Questa esigenza di un comune sentire che sia alla base del principio di nazionalità, il quale altrimenti rimane appannaggio di sparute élites, trova oggi ma non da oggi numerosi e fieri avversari. Uno di questi è costituito dal naufragio del concetto stesso di programma scolastico, già sbriciolato da una miriade di inutili progetti, dalla presenza nelle classi di giovani alloglotti mal gestiti, dalla cosiddetta e fumosa “didattica per competenze”, e che verosimilmente subirà a breve un colpo mortale dalla regionalizzazione della scuola, che si profila in prima fase per Lombardia, Veneto ed Emilia Romagna, e poi chissà.

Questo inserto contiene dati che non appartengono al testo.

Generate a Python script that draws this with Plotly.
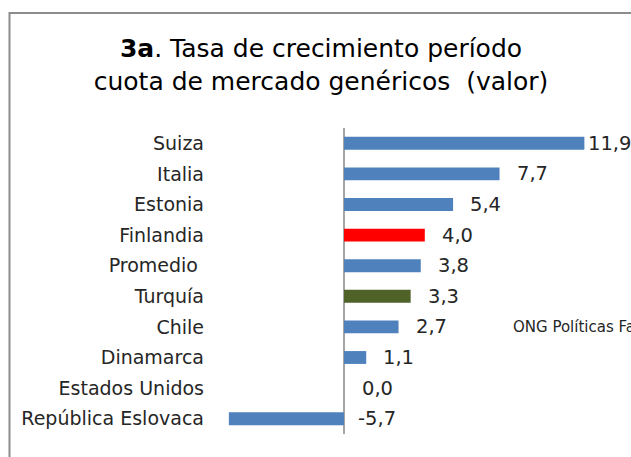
import plotly.graph_objects as go

categories = ["Suiza", "Italia", "Estonia", "Finlandia", "Promedio\u00a0", "Turquía",
              "Chile", "Dinamarca", "Estados Unidos", "República Eslovaca"]
values = [11.9, 7.7, 5.4, 4.0, 3.8, 3.3, 2.7, 1.1, 0.0, -5.7]

BLUE = "#4F81BD"
RED = "#FF0000"
GREEN = "#4F6228"
bar_colors = [BLUE, BLUE, BLUE, RED, BLUE, GREEN, BLUE, BLUE, BLUE, BLUE]
label_shift = [2, 15, 15, 15, 15, 15, 15, 15, 16, 12]

FONT = "Century Gothic, DejaVu Sans, sans-serif"
TXT = "#262626"

W, H = 631, 457
L, R, T, B = 215, 3, 128, 23
pw = W - L - R
ph = H - T - B
ZERO = 344          # x pixel of zero
PX_PER_UNIT = 20.2

fig = go.Figure()
fig.add_trace(go.Bar(
    y=categories, x=values, orientation="h",
    marker=dict(color=bar_colors, line=dict(width=0)),
    hoverinfo="skip",
))

annotations = []
for c, v, s in zip(categories, values, label_shift):
    annotations.append(dict(
        x=max(v, 0), y=c, xref="x", yref="y",
        text=f"{v:.1f}".replace(".", ","),
        showarrow=False, xanchor="left", yanchor="middle", xshift=s,
        font=dict(family=FONT, size=19.5, color=TXT),
    ))
annotations.append(dict(
    x=(511 - L) / pw, y=1 - (327 - T) / ph, xref="paper", yref="paper",
    text="ONG Políticas Farmacéuticas", showarrow=False,
    xanchor="left", yanchor="middle",
    font=dict(family=FONT, size=15, color=TXT),
))

fig.update_layout(
    width=W, height=H,
    margin=dict(l=L, r=R, t=T, b=B, pad=0),
    paper_bgcolor="white", plot_bgcolor="white",
    showlegend=False,
    bargap=0.58,
    title=dict(
        text="<b>3a</b>. Tasa de crecimiento período<br>cuota de mercado genéricos \u00a0(valor)",
        x=321 / W, xanchor="center", xref="container",
        y=1 - 57 / H, yanchor="top", yref="container",
        font=dict(family=FONT, size=25, color="#000000"),
    ),
    xaxis=dict(
        range=[(L - ZERO) / PX_PER_UNIT, (W - R - ZERO) / PX_PER_UNIT],
        showgrid=False, showticklabels=False, ticks="", showline=False,
        zeroline=True, zerolinecolor="#A6A6A6", zerolinewidth=2,
        fixedrange=True,
    ),
    yaxis=dict(
        autorange="reversed", showgrid=False, showline=False, ticks="",
        tickfont=dict(family=FONT, size=19, color=TXT),
        ticklabelstandoff=10,
        fixedrange=True,
    ),
    annotations=annotations,
    shapes=[dict(
        type="rect", xref="paper", yref="paper",
        x0=(9.5 - L) / pw, x1=1.3, y0=-0.3, y1=1 + (T - 13) / ph,
        line=dict(color="#8C8C8C", width=2), fillcolor="rgba(0,0,0,0)",
        layer="below",
    )],
)

fig.write_html(
    "out.html",
    config={"displayModeBar": False, "staticPlot": True},
    post_script="document.body.style.margin='0';document.body.style.overflow='hidden';",
)
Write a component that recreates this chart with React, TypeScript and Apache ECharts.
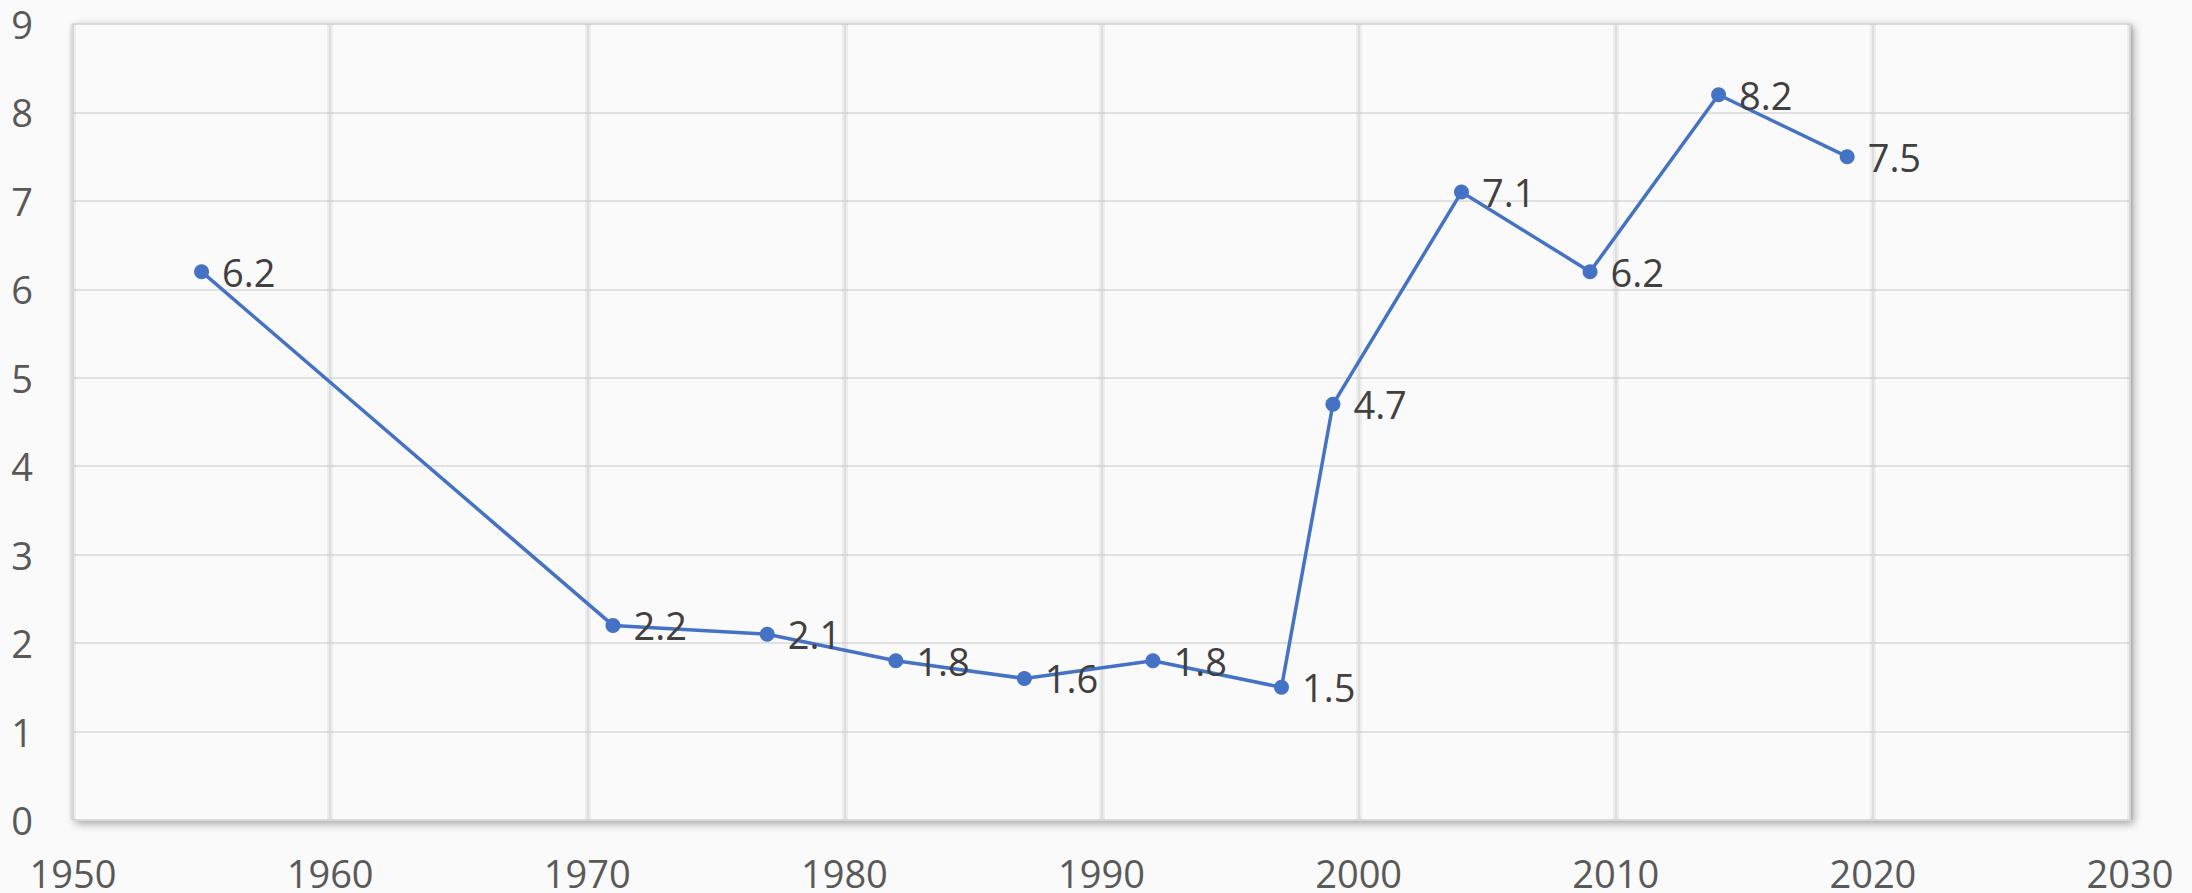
import React, { useEffect, useRef } from "react";
import * as echarts from "echarts";

const years = [1955, 1971, 1977, 1982, 1987, 1992, 1997, 1999, 2004, 2009, 2014, 2019];
const values = [6.2, 2.2, 2.1, 1.8, 1.6, 1.8, 1.5, 4.7, 7.1, 6.2, 8.2, 7.5];

export default function App() {
  const ref = useRef<HTMLDivElement>(null);
  useEffect(() => {
    document.body.style.margin = "0";
    const chart = echarts.init(ref.current!, null, { renderer: "svg" });
    const font = "'Open Sans', 'Noto Sans', sans-serif";
    chart.setOption({
      animation: false,
      backgroundColor: "#fafafa",
      grid: {
        show: true,
        left: 73,
        right: 62,
        top: 24,
        bottom: 73,
        backgroundColor: "#fafafa",
        borderColor: "#d9d9d9",
        borderWidth: 1.5,
        shadowColor: "rgba(0,0,0,0.35)",
        shadowBlur: 8,
        shadowOffsetX: 3,
        shadowOffsetY: 3,
      },
      xAxis: [
        {
          type: "value",
          min: 1950,
          max: 2030,
          interval: 10,
          axisLine: { show: false },
          axisTick: { show: false },
          axisLabel: {
            color: "#595959",
            fontSize: 38,
            fontFamily: font,
            margin: 34,
            formatter: (v: number) => String(v),
          },
          splitLine: { show: true, lineStyle: { color: "#d9d9d9", width: 1.5 } },
          z: 2,
        },
        {
          type: "value",
          min: 1949.85,
          max: 2029.85,
          interval: 10,
          show: true,
          position: "bottom",
          axisLine: { show: false },
          axisTick: { show: false },
          axisLabel: { show: false },
          splitLine: { show: true, lineStyle: { color: "rgba(0,0,0,0.05)", width: 6 } },
          z: 1,
        },
      ],
      yAxis: {
        type: "value",
        min: 0,
        max: 9,
        interval: 1,
        axisLine: { show: false },
        axisTick: { show: false },
        axisLabel: { color: "#595959", fontSize: 38, fontFamily: font, margin: 40 },
        splitLine: { show: true, lineStyle: { color: "#d9d9d9", width: 1.5 } },
      },
      series: [
        {
          type: "line",
          xAxisIndex: 0,
          data: years.map((y, i) => [y, values[i]]),
          symbol: "circle",
          symbolSize: 15,
          itemStyle: { color: "#4472C4" },
          lineStyle: { color: "#4472C4", width: 3.5 },
          label: {
            show: true,
            position: "right",
            distance: 13,
            color: "#404040",
            fontSize: 38,
            fontFamily: font,
            formatter: (p: any) => String(p.value[1]),
          },
          z: 5,
        },
      ],
    });
    return () => chart.dispose();
  }, []);
  return (
    <div
      ref={ref}
      style={{ position: "fixed", left: 0, top: 0, width: 2192, height: 893, background: "#fafafa" }}
    />
  );
}
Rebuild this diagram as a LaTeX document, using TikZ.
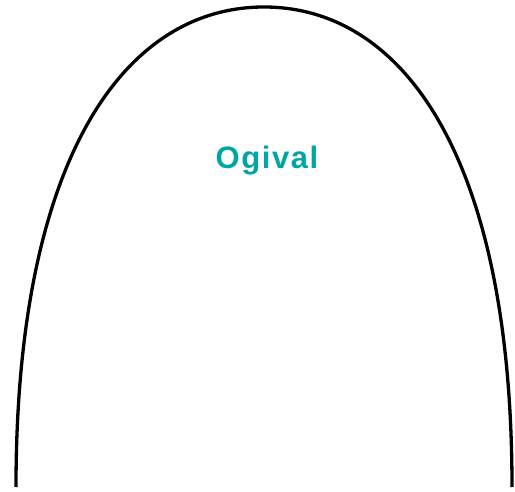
\documentclass[tikz,border=0pt]{standalone}
\usepackage{fontspec}
\newfontfamily\labelfont[LetterSpace=5]{Liberation Sans}
\definecolor{ogivalteal}{RGB}{0,166,166}

\begin{document}
\begin{tikzpicture}[x=1pt, y=1pt]

    % ---------- 画布范围 ----------
    \useasboundingbox (0,0) rectangle (515,491);

    % ---------- 拱形轮廓 ----------
    \draw[line width=3.3pt]
        (16,4) .. controls (16,334) and (125,484) .. (264,484)
               .. controls (403,484) and (512,334) .. (512,4);

    % ---------- 标签 ----------
    \node[text=ogivalteal, font={\labelfont\bfseries\fontsize{31}{35}\selectfont}]
        (ogival) at (267,330) {Ogival};

\end{tikzpicture}
\end{document}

Sul punto il ministro Bussetti nei suoi interventi pubblici è cauto, ma sono i fatti stessi che gridano dai tetti. Se oggi non esiste l’obbligo di attenersi a un consolidato programma di materia, ma soltanto a delle generiche linee-guida, e la didattica à la page autorizza la più disinvolta creatività, cosa si potrà eccepire quando gli Uffici Cultura delle regioni invieranno ai dirigenti il plico telematico con richiesta di “Valorizzare il vernacolo meneghino attraverso l’immortale poesia di Carlo Porta” o “Attribuire il giusto valore al pensiero filosofico-politico di Carlo Cattaneo”, o ancora l’intimazione “Ricorre oggi l’anniversario della morte del sommo drammaturgo Angelo Beolco detto Ruzante: si dia congruo spazio all’evento”? Vedremo autori finora considerati minori assurgere a vette impensate, calare nell’ombra dei veri giganti; movimenti, epoche intere sbianchettate, esaltate misere nicchie storiche. Vedremo frammentarsi e quindi dissolversi il cuore storico-letterario della nostra civiltà, quel cuore per cui ogni italiano, dovunque sia nato e abbia studiato, è tale.
Perché sia chiaro: tutto questo accadrà, se il progetto avrà seguito. Non subito, ma col tempo accadrà. La scuola, come la vita, non si spacchetta: non ha senso decidere di assunzioni, stipendi, trasferimenti, strutture, dotazioni, e i programmi, chissà perché, lasciarli così come stavano.
Perché, a ben vedere, quasi tutta la nostra letteratura è fatta di autori che nascono nella tale città o nel tal borgo. Ma ben presto il loro sguardo si spinge più oltre, e più in alto. E in quella dimensione trovano la propria cifra artistica, quella per cui rimangono classici e li leggiamo tuttora, ma chissà per quanto.